麺が若干細めのような気がするが、思い過ごしだろうか。「餃子菜館勝ちゃん」に比べると、ややコシが強い。明らかな違いは、具の切り方が大ぶりなこと。その分、具の味が前面に出やすい。全体の味付けも、メリハリが効いている。塩味であることをはっきり自覚できる味付けだ。

麺には若干コシがある

さすがに本家の味を継承する「餃子菜館勝ちゃん」の完成度にはいたらないものの、ソース焼きそばなどにはない洗練された塩焼きそばの味わいが堪能できる。

具は少し大きめだった

最後に聖地巡礼。
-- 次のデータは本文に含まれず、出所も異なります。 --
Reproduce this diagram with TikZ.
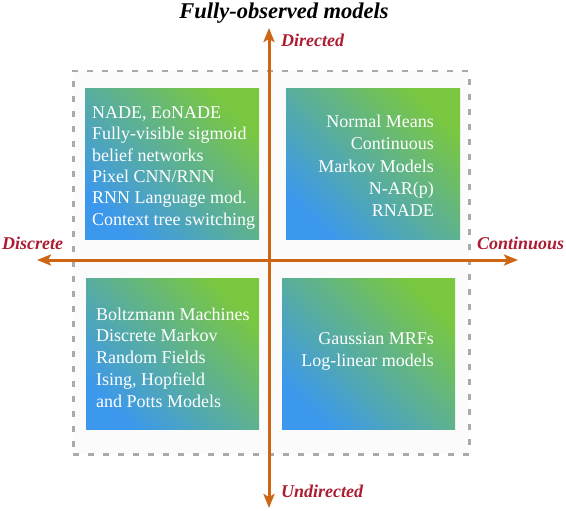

店を閉じた「餃子菜館清ちゃん」を訪ねてみた。「中華飯店」の文字が掲げられていた赤茶色のタイルだけが、そこがかつて人気中華料理店であったことの痕跡だった。しかし、その味は「餃子菜館勝ちゃん」など多くの店に受け継がれている。今後も小松市民のソウルフードとして、長く愛され続けていくだろう。